BANT条件とは?BtoB営業時に知っておきたいフレームワーク

BtoB営業では見込み顧客に関する情報収集が成否の鍵を握ります。しかし、ただ闇雲に情報を集めるだけでは本当に必要な情報に到達できているのかを評価できず、無駄骨になってしまう可能性もあります。

そこで活用したいのが、BANT条件です。BANTとはBudget(予算)Autority(決裁権)Needs(必要性)、そしてTimeframe(導入時期)の4つの頭文字を並べて生まれた造語です。BtoB営業を成約につなげていくために欠かせない要素ばかりなので、今回はこのBANT条件についてそれぞれの項目について何が必要なのか、どう聞き取るべきかを解説していきます。

BANT条件とは?

BANT条件は、B、A、N、Tの4つからなる言葉の頭文字を並べたものです。BtoB営業を成功させるために欠かせない情報を4つ並べたものなので、BtoB営業の戦略立案にも役立ちます。それでは、この4つについて個別に解説しましょう。

Budget(予算)

BのBudgetは、予算です。BtoB営業において見込み顧客がどれだけの予算を見込んでいるのかを知るのは極めて重要です。もっといえば、予算規模が分からなければ提案のレベルを決めることもできません。そのため、BANT条件においてBの予算は最も重要な情報です。
お互いに気心が知れている関係であれば聞きやすいですが、そうでない場合や新規の見込み顧客の場合は「御社にとっても時間の無駄にならないように」と前置きをして予算を聞き出すのも有効でしょう。

Authority(決裁権)

企業は組織なので、直接提案をしている先方企業の担当者レベルで購買の意思を示してくれたとしても、最終的には決裁権のある人が首を縦に振らなければ商談成立とはなりません。そこで重要なのが、AのAutority(決裁権)です。
直接決裁権のある人に提案をするのが理想ですが、企業規模によってはなかなかそうもいかないこともあります。その場合は相手の担当者が決裁権者なのかどうか、そうでない場合は誰が決裁権を有しているのかを聞き出し、それを踏まえたBtoB営業をする必要があります。

Needs(必要性)

BtoB営業は基本的に商談相手の課題を解決すること、つまりソリューションビジネスです。解決すべき課題をいかに正確に把握するかが提案の正確性にも直結するため、商談の段階で相手のNeeds、つまり課題やそれを解決する方法の必要性をしっかり聞き出しておくことが重要です。

Timeframe(導入時期)

商談をしている案件について、具体的にいつまでに導入したいと考えているのかもBANT条件の中で重要な一角を占める情報です。

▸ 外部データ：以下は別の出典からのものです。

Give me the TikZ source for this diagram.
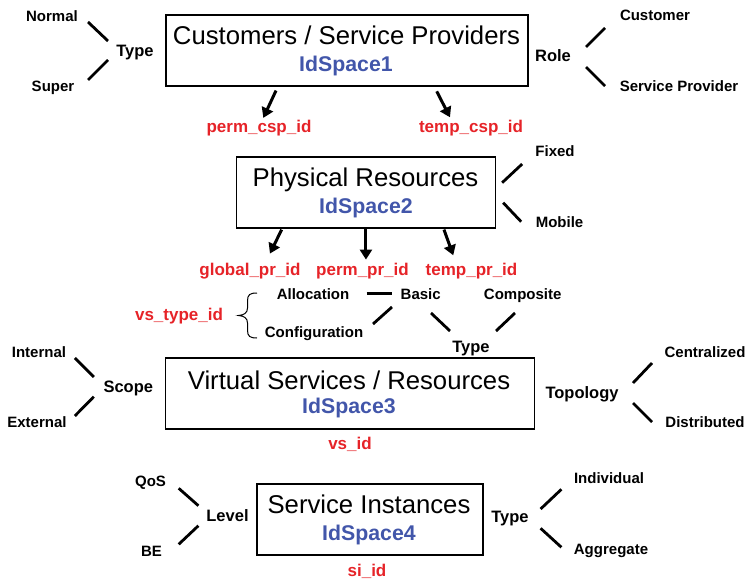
\documentclass[tikz,border=0pt]{standalone}
\usepackage{fontspec}
\setmainfont{Liberation Sans}
\usetikzlibrary{arrows.meta}
\definecolor{idred}{RGB}{230,35,40}
\definecolor{idblue}{RGB}{66,86,170}
\begin{document}
\begin{tikzpicture}[x=1pt,y=-1pt,
  box/.style={draw,line width=1.2pt,minimum width=#1,minimum height=71pt,inner sep=0pt},
  ttl/.style={anchor=base,inner sep=0pt,font=\fontsize{25.7}{28}\selectfont},
  ids/.style={anchor=base,inner sep=0pt,text=idblue,font=\fontsize{21.3}{24}\selectfont\bfseries},
  redl/.style={anchor=base,inner sep=0pt,text=idred,font=\fontsize{17}{20}\selectfont\bfseries},
  leaf/.style={anchor=base,inner sep=0pt,font=\fontsize{15}{18}\selectfont\bfseries},
  cat/.style={anchor=base,inner sep=0pt,font=\fontsize{16.5}{19}\selectfont\bfseries},
  conn/.style={line width=2.8pt},
  arr/.style={line width=3pt,-{Triangle[length=10pt,width=12pt]}}]
\useasboundingbox (0,0) rectangle (747,580);

% ---------- boxes ----------
\node[box=362pt] (box1) at (347,50.5) {};
\node[box=259pt] (box2) at (366.35,192.5) {};
\node[box=369pt] (box3) at (350,393.5) {};
\node[box=226pt] (box4) at (370,519.5) {};

\node[ttl] (t1) at (346.5,45) {Customers / Service Providers};
\node[ids] (i1) at (346,71.7) {IdSpace1};
\node[ttl] (t2) at (365.5,187) {Physical Resources};
\node[ids] (i2) at (366,214) {IdSpace2};
\node[ttl] (t3) at (349,389) {Virtual Services / Resources};
\node[ids] (i3) at (349,413) {IdSpace3};
\node[ttl] (t4) at (369,513) {Service Instances};
\node[ids] (i4) at (369,540) {IdSpace4};

% ---------- red identifiers ----------
\node[redl] (permcsp) at (259,133) {perm\_csp\_id};
\node[redl] (tempcsp) at (471,133) {temp\_csp\_id};
\node[redl] (globalpr) at (250,275) {global\_pr\_id};
\node[redl] (permpr) at (362.5,275) {perm\_pr\_id};
\node[redl] (temppr) at (471.5,275) {temp\_pr\_id};
\node[redl] (vstype) at (179,320) {vs\_type\_id};
\node[redl] (vsid) at (350,449.3) {vs\_id};
\node[redl] (siid) at (367,576) {si\_id};

% ---------- labels ----------
\node[leaf] (normal) at (52,21.4) {Normal};
\node[leaf] (super) at (53,92) {Super};
\node[cat] (type1) at (135,56.4) {Type};
\node[leaf] (customer) at (655,20.7) {Customer};
\node[leaf] (sprov) at (679,91.7) {Service Provider};
\node[cat] (role) at (553,61.7) {Role};
\node[leaf] (fixed) at (555,156.7) {Fixed};
\node[leaf] (mobile) at (559.5,227.3) {Mobile};
\node[leaf] (alloc) at (313,299) {Allocation};
\node[leaf] (basic) at (420.7,299) {Basic};
\node[leaf] (compo) at (522.7,299) {Composite};
\node[leaf] (config) at (314,337.3) {Configuration};
\node[cat] (typemid) at (471,352.7) {Type};
\node[leaf] (internal) at (39,357.3) {Internal};
\node[leaf] (external) at (37,427.3) {External};
\node[cat] (scope) at (128.3,392.7) {Scope};
\node[cat] (topo) at (582,398.3) {Topology};
\node[leaf] (central) at (705,357.3) {Centralized};
\node[leaf] (distrib) at (705,427.3) {Distributed};
\node[leaf] (qos) at (150.5,486) {QoS};
\node[leaf] (be) at (151.5,556.7) {BE};
\node[cat] (level) at (227.5,521) {Level};
\node[cat] (type4) at (510,522) {Type};
\node[leaf] (indiv) at (609,483.3) {Individual};
\node[leaf] (aggr) at (611,554.3) {Aggregate};

% ---------- arrows ----------
\draw[arr] (box1.south) ++(-71,4) -- ++(-12.7,27.3);
\draw[arr] (box1.south) ++(89.7,4.7) -- ++(13.3,26);
\draw[arr] (box2.south) ++(-84.7,1) -- ++(-11.7,24);
\draw[arr] (box2.south) ++(-0.4,0.5) -- ++(0,30.5);
\draw[arr] (box2.south) ++(77.6,1) -- ++(9.3,25.7);

% ---------- connectors ----------
\draw[conn] (type1.base) ++(-27,-15.4) -- ++(-20,-19);
\draw[conn] (type1.base) ++(-27,3.6) -- ++(-20,20);
\draw[conn] (role.base) ++(33,-14.7) -- ++(19,-19);
\draw[conn] (role.base) ++(33,5.3) -- ++(19,19);
\draw[conn] (box2.east) ++(5.7,-9.8) -- ++(20,-18.7);
\draw[conn] (box2.east) ++(6.7,10.2) -- ++(18,19);
\draw[conn] (basic.base) ++(-54,-5.7) -- ++(25,0);
\draw[conn] (basic.base) ++(-28.7,8) -- ++(-19,17);
\draw[conn] (typemid.base) ++(-40,-39.7) -- ++(19,18);
\draw[conn] (typemid.base) ++(44,-39.7) -- ++(-19,18);
\draw[conn] (scope.base) ++(-34.5,-15.7) -- ++(-19,-19);
\draw[conn] (scope.base) ++(-34.5,4) -- ++(-19,19.3);
\draw[conn] (topo.base) ++(51,-15.3) -- ++(19,-20);
\draw[conn] (topo.base) ++(51,4.7) -- ++(19,19);
\draw[conn] (level.base) ++(-29.1,-15.3) -- ++(-19.7,-17.4);
\draw[conn] (level.base) ++(-29.1,4.7) -- ++(-19.7,18.6);
\draw[conn] (type4.base) ++(30.6,-13) -- ++(20.8,-19.7);
\draw[conn] (type4.base) ++(30.6,6.3) -- ++(20.8,19);

% ---------- brace ----------
\draw[line width=1pt] (257,293) .. controls (250,293) and (247.5,294.5) .. (247.5,301)
  -- (247.5,308) .. controls (247.5,313) and (244,315) .. (238.5,315.5)
  .. controls (244,316) and (247.5,318) .. (247.5,323)
  -- (247.5,330) .. controls (247.5,336.5) and (250,338) .. (257,338);
\end{tikzpicture}
\end{document}
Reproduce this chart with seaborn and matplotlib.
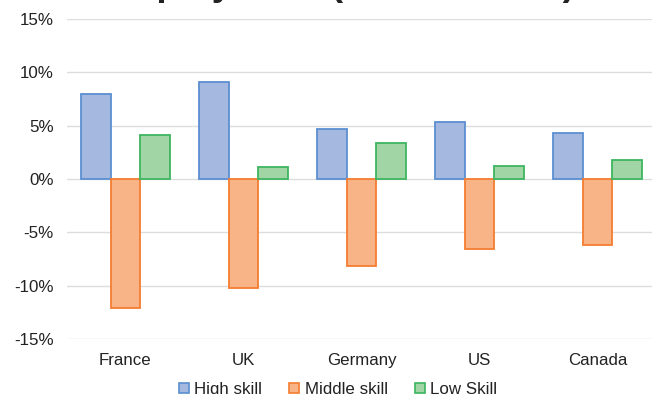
import matplotlib
matplotlib.use("Agg")
import matplotlib.pyplot as plt
import seaborn as sns
import pandas as pd
from matplotlib.ticker import FuncFormatter
from matplotlib.patches import Patch

countries = ["France", "UK", "Germany", "US", "Canada"]
skills = ["High skill", "Middle skill", "Low Skill"]
high_skill = [8.0, 9.1, 4.7, 5.3, 4.3]
middle_skill = [-12.1, -10.2, -8.2, -6.6, -6.2]
low_skill = [4.1, 1.1, 3.4, 1.2, 1.8]
yticks = [-15, -10, -5, 0, 5, 10, 15]
title = "Employment (1993 to 2010)"

fills = ["#A4B8E0", "#F8B386", "#A2D5A6"]
edges = ["#5B8FD0", "#F47D30", "#3DB560"]

rows = []
for name, vals in zip(skills, [high_skill, middle_skill, low_skill]):
    for c, v in zip(countries, vals):
        rows.append({"country": c, "skill": name, "value": v})
df = pd.DataFrame(rows)

sns.set_theme(style="white")
plt.rcParams["font.family"] = ["Liberation Sans", "DejaVu Sans"]

fig = plt.figure(figsize=(6.52, 3.94), dpi=100)
ax = fig.add_axes([66.5 / 652, 55 / 394, 590 / 652, 320 / 394])

sns.barplot(data=df, x="country", y="value", hue="skill", order=countries,
            hue_order=skills, palette=fills, saturation=1, width=0.76, ax=ax,
            legend=False, linewidth=1.3, errorbar=None)
for cont, ec in zip(ax.containers, edges):
    for p in cont:
        p.set_edgecolor(ec)

ax.set_ylim(-15, 15)
ax.set_yticks(yticks)
ax.yaxis.set_major_formatter(FuncFormatter(lambda v, _: f"{int(v)}%"))
ax.yaxis.grid(True, color="#DDDDDD", lw=1)
ax.set_axisbelow(True)
for s in ax.spines.values():
    s.set_visible(False)
ax.tick_params(axis="both", length=0, labelsize=12.2, colors="#222222")
ax.tick_params(axis="x", pad=10)
ax.tick_params(axis="y", pad=9)
ax.set_xlabel("")
ax.set_ylabel("")

handles = [Patch(facecolor=f, edgecolor=e, lw=1.2) for f, e in zip(fills, edges)]
fig.legend(handles, skills, loc="center", bbox_to_anchor=(338 / 652, 1 - 389.5 / 394),
           ncol=3, frameon=False, fontsize=12.2, handlelength=0.6, handleheight=0.6,
           handletextpad=0.3, columnspacing=1.6, labelcolor="#222222")

fig.text(99 / 652, 1 + 5 / 394, title, ha="left", va="baseline",
         fontsize=26.6, fontweight="bold", color="#222222")

fig.savefig("out.png", dpi=100)
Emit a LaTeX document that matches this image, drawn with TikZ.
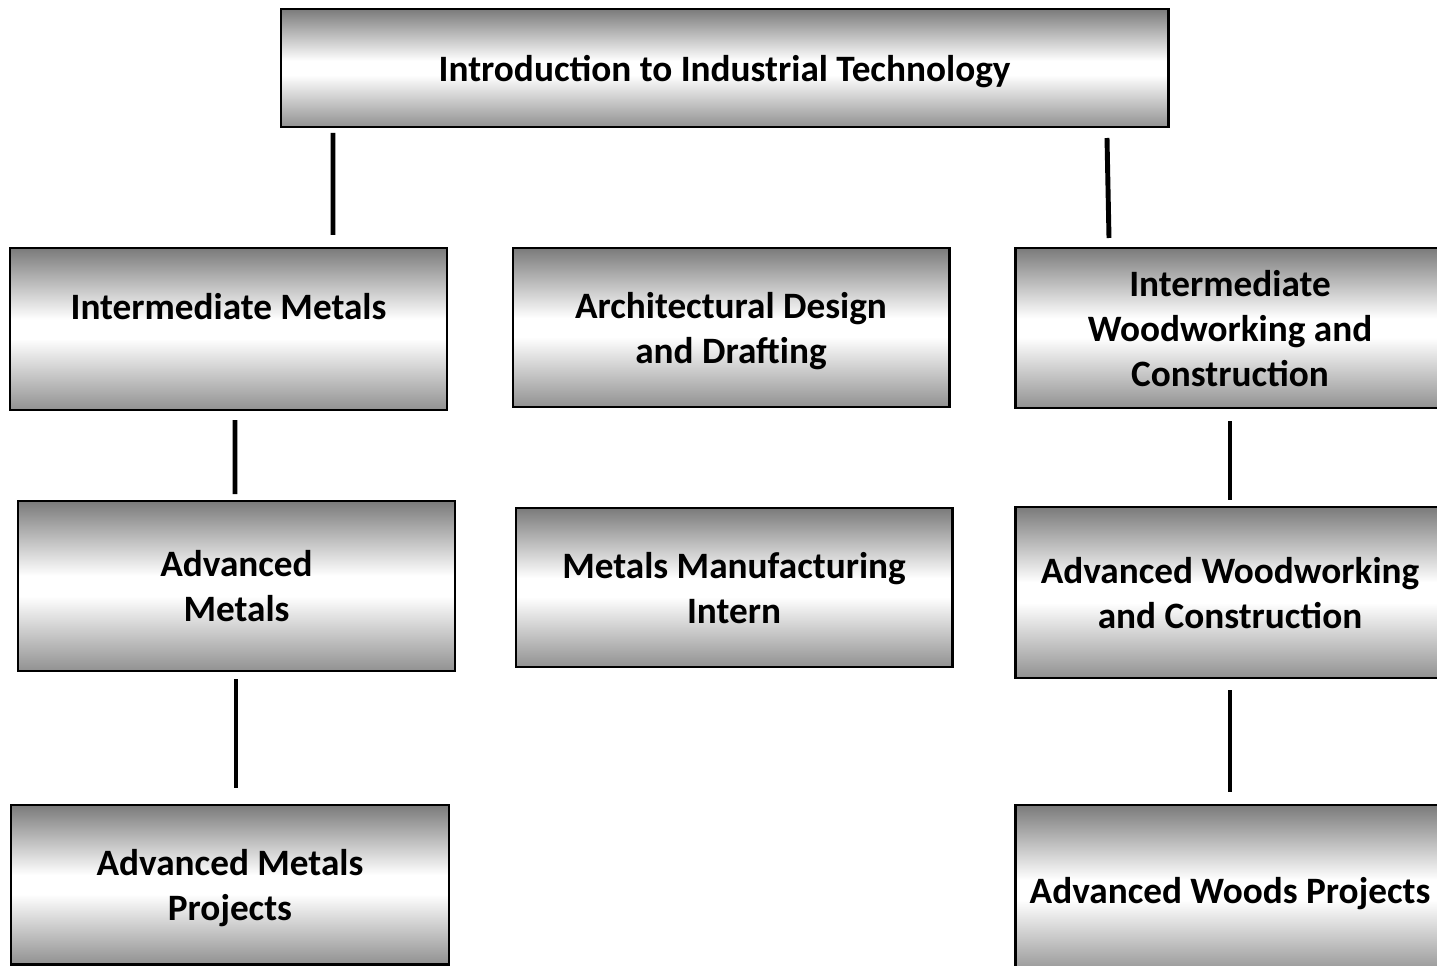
\documentclass[tikz,border=0pt]{standalone}
\usepackage{fontspec}
\setmainfont{Carlito}
\usetikzlibrary{calc}

\newcommand{\px}{0.02cm}
\pgfdeclareverticalshading{metal}{100bp}{color(0bp)=(black!43); color(25bp)=(black!43); color(47bp)=(white); color(53bp)=(white); color(75bp)=(black!52); color(100bp)=(black!52)}

\tikzset{
  course/.style={draw=black, line width=1.7pt, shading=metal, align=center, outer sep=0pt, inner sep=0pt,
    font=\fontsize{21.2}{25.6}\selectfont\bfseries, text depth=-1.3pt},
  link/.style={line width=2.8pt}
}

\begin{document}
\begin{tikzpicture}[x=\px,y=-\px]
    \useasboundingbox (0,0) rectangle (1437,966);

    % courses
    \node[course, minimum width=887*\px, minimum height=118*\px] (intro) at (724.5,68) {Introduction to Industrial Technology};

    \node[course, minimum width=437*\px, minimum height=162*\px] (imetals) at (228.5,329) {Intermediate Metals\\~};
    \node[course, minimum width=436*\px, minimum height=159*\px] (arch) at (731,327.5) {Architectural Design\\and Drafting};
    \node[course, minimum width=430*\px, minimum height=160*\px] (iwood) at (1230,328) {Intermediate\\Woodworking and\\Construction};

    \node[course, minimum width=437*\px, minimum height=170*\px] (ametals) at (236.5,586) {Advanced\\Metals};
    \node[course, minimum width=436*\px, minimum height=159*\px] (intern) at (734,587.5) {Metals Manufacturing\\Intern};
    \node[course, minimum width=430*\px, minimum height=171*\px] (awood) at (1230,592.5) {Advanced Woodworking\\and Construction};

    \node[course, minimum width=438*\px, minimum height=159*\px] (mprojects) at (230,884.5) {Advanced Metals\\Projects};
    \node[course, minimum width=430*\px, minimum height=170*\px] (wprojects) at (1230,890) {Advanced Woods Projects};

    % connectors
    \draw[link] ($(intro.south west)+(52,6)$) -- ($(imetals.north)+(104.5,-13)$);
    \draw[link] ($(intro.south east)+(-61,11)$) -- ($(iwood.north)+(-121,-10)$);
    \draw[link] ($(imetals.south)+(6.5,10)$) -- ($(ametals.north)+(-1.5,-7)$);
    \draw[link] ($(ametals.south)+(-0.5,8)$) -- ($(mprojects.north)+(6,-17)$);
    \draw[link] ($(iwood.south)+(0,13)$) -- ($(awood.north)+(0,-7)$);
    \draw[link] ($(awood.south)+(0,12)$) -- ($(wprojects.north)+(0,-13)$);
\end{tikzpicture}
\end{document}
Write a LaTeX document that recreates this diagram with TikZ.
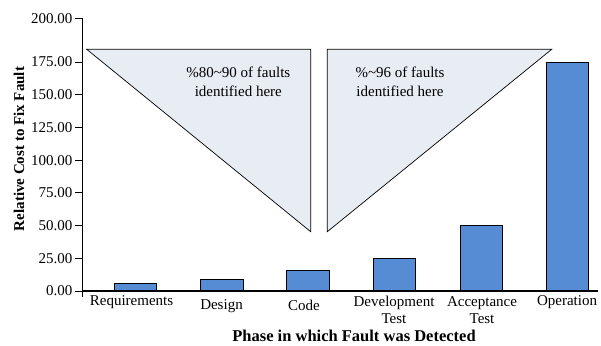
\documentclass[tikz,border=0pt]{standalone}
\usepackage{fontspec}
\setmainfont{Liberation Serif}
\usetikzlibrary{positioning}

\definecolor{barblue}{RGB}{85,140,212}
\definecolor{wedgegray}{RGB}{232,236,243}

\tikzset{
  costbar/.style={draw=black, line width=0.9pt, fill=barblue},
  wedge/.style={draw=black, line width=0.7pt, fill=wedgegray},
  ticklabel/.style={anchor=east, inner sep=0pt, font=\fontsize{15}{19}\selectfont},
  phaselabel/.style={align=center, inner sep=0pt, font=\fontsize{15}{17}\selectfont},
  notetext/.style={align=center, inner sep=0pt, font=\fontsize{15}{19}\selectfont},
}

\begin{document}
\begin{tikzpicture}[x=1pt, y=1pt, line join=miter]
\useasboundingbox (0,0) rectangle (601,345);

% the two wedges behind the bars
\draw[wedge] (86.7,295.7) -- (310.7,295.7) -- (310.7,113.3) -- cycle;
\node[notetext] (leftnote) at (238.3,263.7) {\%80\char"7E 90 of faults\\identified here};

\draw[wedge] (327.3,295.7) -- (551.7,295.7) -- (327.3,113.3) -- cycle;
\node[notetext] (rightnote) at (400,263.7) {\%\char"7E 96 of faults\\identified here};

% bars
\draw[costbar] (114.3,54) rectangle (156.8,61.7);
\draw[costbar] (200.7,54) rectangle (243.2,65.5);
\draw[costbar] (286.5,54) rectangle (329.0,75.0);
\draw[costbar] (373.0,54) rectangle (415.5,86.7);
\draw[costbar] (460.0,54) rectangle (502.5,120.0);
\draw[costbar] (546.3,54) rectangle (588.8,282.7);

% axes
\draw[line width=1.4pt] (82.5,326.3) -- (82.5,48);
\draw[line width=1.4pt] (82.5,54) -- (598,54);

% ticks
\draw[line width=1pt] (75,54) -- (82.5,54);
\draw[line width=1pt] (75,86.7) -- (82.5,86.7);
\draw[line width=1pt] (75,119.4) -- (82.5,119.4);
\draw[line width=1pt] (75,152.1) -- (82.5,152.1);
\draw[line width=1pt] (75,184.8) -- (82.5,184.8);
\draw[line width=1pt] (75,217.5) -- (82.5,217.5);
\draw[line width=1pt] (75,250.2) -- (82.5,250.2);
\draw[line width=1pt] (75,282.9) -- (82.5,282.9);
\draw[line width=1pt] (75,326.3) -- (82.5,326.3);

\node[ticklabel] (t0) at (72.5,54) {0.00};
\node[ticklabel] (t25) at (72.5,86.7) {25.00};
\node[ticklabel] (t50) at (72.5,119.4) {50.00};
\node[ticklabel] (t75) at (72.5,152.1) {75.00};
\node[ticklabel] (t100) at (72.5,184.8) {100.00};
\node[ticklabel] (t125) at (72.5,217.5) {125.00};
\node[ticklabel] (t150) at (72.5,250.2) {150.00};
\node[ticklabel] (t175) at (72.5,282.9) {175.00};
\node[ticklabel] (t200) at (72.5,326.3) {200.00};

% phase labels
\node[phaselabel] (req) at (131.5,42.5) {Requirements};
\node[phaselabel] (des) at (221.5,39.2) {Design};
\node[phaselabel] (cod) at (304.0,39.2) {Code};
\node[phaselabel] (dev) at (394.0,35.0) {Development\\Test};
\node[phaselabel] (acc) at (482.0,35.0) {Acceptance\\Test};
\node[phaselabel] (ope) at (567.0,42.5) {Operation};

% axis titles
\node[inner sep=0pt, rotate=90, font=\fontsize{15}{19}\selectfont\bfseries] (ytitle) at (19,196) {Relative Cost to Fix Fault};
\node[inner sep=0pt, font=\fontsize{16.5}{20}\selectfont\bfseries] (xtitle) at (354,8.8) {Phase in which Fault was Detected};

\end{tikzpicture}
\end{document}
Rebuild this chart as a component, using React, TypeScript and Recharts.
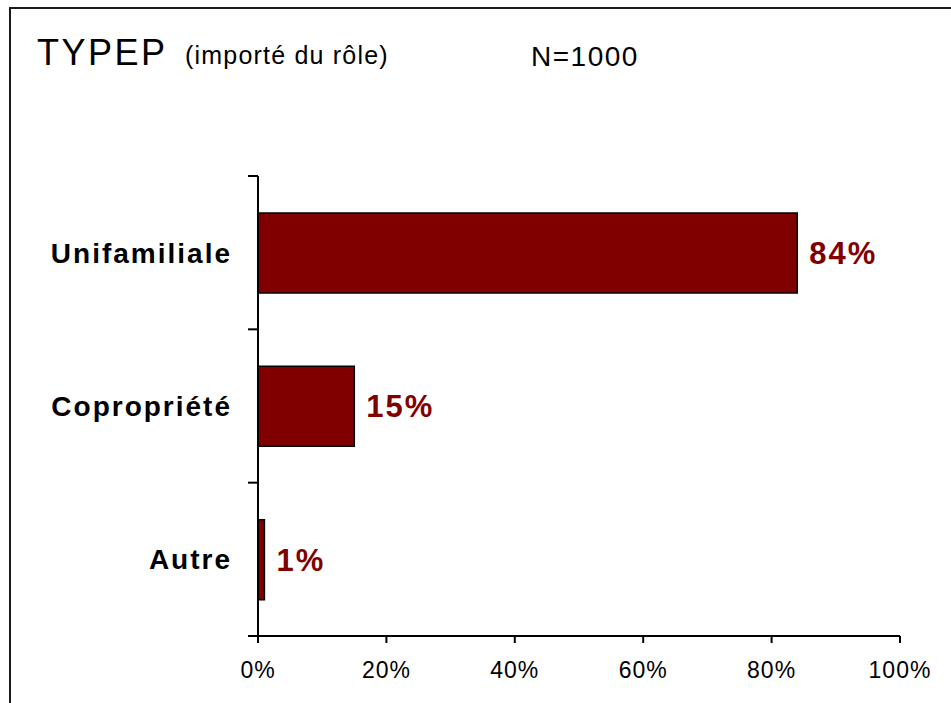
import React from 'react';
import { BarChart, Bar, XAxis, YAxis, LabelList } from 'recharts';

const categories = ['Unifamiliale', 'Copropriété', 'Autre'];
const shares = [84, 15, 1];
const xTicks = [0, 20, 40, 60, 80, 100];

const title = 'TYPEP';
const subtitle = '(importé du rôle)';
const sampleSize = 'N=1000';

const FONT = '"Liberation Sans", Arial, Helvetica, sans-serif';
const MAROON = '#800000';

const PLOT_HEIGHT = 460;

const data = categories.map((name, i) => ({ name, value: shares[i] }));

// category label plus tick marks on the band edges (not the centres)
const CategoryTick = (props: any) => {
  const { x, y, payload, index } = props;
  const half = payload && payload.offset ? payload.offset : PLOT_HEIGHT / categories.length / 2;
  const axisX = x + 26;
  return (
    <g>
      {index === 0 && (
        <line x1={axisX - 10} x2={axisX} y1={y - half} y2={y - half} stroke="#000" strokeWidth={2} />
      )}
      <line x1={axisX - 10} x2={axisX} y1={y + half} y2={y + half} stroke="#000" strokeWidth={2} />
      <text
        x={x}
        y={y}
        dy="0.355em"
        textAnchor="end"
        fontFamily={FONT}
        fontSize={28}
        fontWeight="bold"
        letterSpacing={2}
        fill="#000"
      >
        {payload.value}
      </text>
    </g>
  );
};

const App: React.FC = () => {
  return (
    <div style={{ position: 'absolute', left: 0, top: 0, width: 951, height: 703, overflow: 'hidden', background: '#fff' }}>
      <div
        style={{
          position: 'absolute',
          left: 9,
          top: 7,
          width: 1200,
          height: 1000,
          border: '2px solid #1a1a1a',
        }}
      />
      <svg width={951} height={703} style={{ position: 'absolute', left: 0, top: 0 }}>
        <text x={37} y={65} fontFamily={FONT} fontSize={36} letterSpacing={2.5} fill="#000">
          {title}
        </text>
        <text x={185} y={64} fontFamily={FONT} fontSize={25} letterSpacing={1.2} fill="#000">
          {subtitle}
        </text>
        <text x={531} y={66} fontFamily={FONT} fontSize={28} letterSpacing={1.5} fill="#000">
          {sampleSize}
        </text>
      </svg>
      <div style={{ position: 'absolute', left: 0, top: 0 }}>
        <BarChart
          width={951}
          height={703}
          data={data}
          layout="vertical"
          margin={{ top: 176, right: 51, bottom: 27, left: 10 }}
          barSize={80}
        >
          <XAxis
            type="number"
            domain={[0, 100]}
            ticks={xTicks}
            allowDataOverflow
            height={40}
            tickFormatter={(v: number) => `${v}%`}
            tickSize={7}
            tickMargin={19}
            axisLine={{ stroke: '#000', strokeWidth: 2 }}
            tickLine={{ stroke: '#000', strokeWidth: 2 }}
            tick={{ fill: '#000', fontSize: 23, fontFamily: FONT, letterSpacing: 1 }}
          />
          <YAxis
            type="category"
            dataKey="name"
            width={248}
            tickSize={10}
            tickMargin={16}
            tickLine={false}
            axisLine={{ stroke: '#000', strokeWidth: 2 }}
            tick={<CategoryTick />}
          />
          <Bar
            dataKey="value"
            fill={MAROON}
            stroke="#000"
            strokeWidth={1.5}
            isAnimationActive={false}
          >
            <LabelList
              dataKey="value"
              position="right"
              offset={12}
              formatter={(v: any) => `${v}%`}
              fill={MAROON}
              fontSize={31}
              fontWeight="bold"
              fontFamily={FONT}
              letterSpacing={2}
            />
          </Bar>
        </BarChart>
      </div>
    </div>
  );
};

export default App;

予算と並んで商談に具体性を持たせるために重要なので、いつまでに導入したいのかを聞き出しておきましょう。
これも予算と同様に「御社に無駄な時間、手間を取らせないために」という前置きをした上で聞き出すのが自然な流れです。

BANT条件を利用するメリット

BANT条件はいずれも商談の具体性に関わる情報です。BANT条件に関連する情報を揃えることで、「今商談をするべき相手なのか」が明確になります。商談をするべき相手だという結論になった次には、具体的なアプローチの方法などを戦略立てることになりますが、その時にもBANT条件に整理して収集した情報が役立ちます。

BANT条件が合わないときにおこる事

BANTは4つすべてが揃ってこそ、BtoB営業を成功に導きます。それではBANTそれぞれについて1つでも条件が合わない時にどんなことが起きるのかを解説します。

合わない条件起きること
B(予算)商談相手が購買意欲を示したとしても、予算が合わなければ商談成立とはなりません。予算が合わず商談が流れてしまうケースは多いので、BtoB営業では最大のハードルといえるでしょう。
A(決裁権)商談相手が購買意欲を示したとしても、その人に決裁権がなければその場で成立とはなりません。商談相手に稟議を上げてもらうなどの作業をしてもらう必要があるため、可能であれば決裁権者を交えた商談を進めることをおすすめします。
N(必要性)Needs(必要性)は、購買意欲以前の問題です。商談相手に課題への具体的なニーズがなければ「良い話を聞けました」で終わってしまいます。
T(導入時期)導入時期は予算に次ぐ重要項目です。購買意欲があるとしてもそこに予算が付きそうなのが10年後ということでは営業活動の意味がありません。逆に商談相手が急いでいる場合も要望通りの導入ができるかどうかをしっかり検討する必要があります。

まとめ

BANT条件はまだあまり浸透していない言葉かもしれませんが、BANTそれぞれの項目を理解すると、BtoB営業の現場ですでに行われている情報収集だと思います。それを体系的に整理することができるのはBANT条件のメリットなので、BtoB営業において常にBANTの条件が満たされているかを意識すると精度向上に資するでしょう。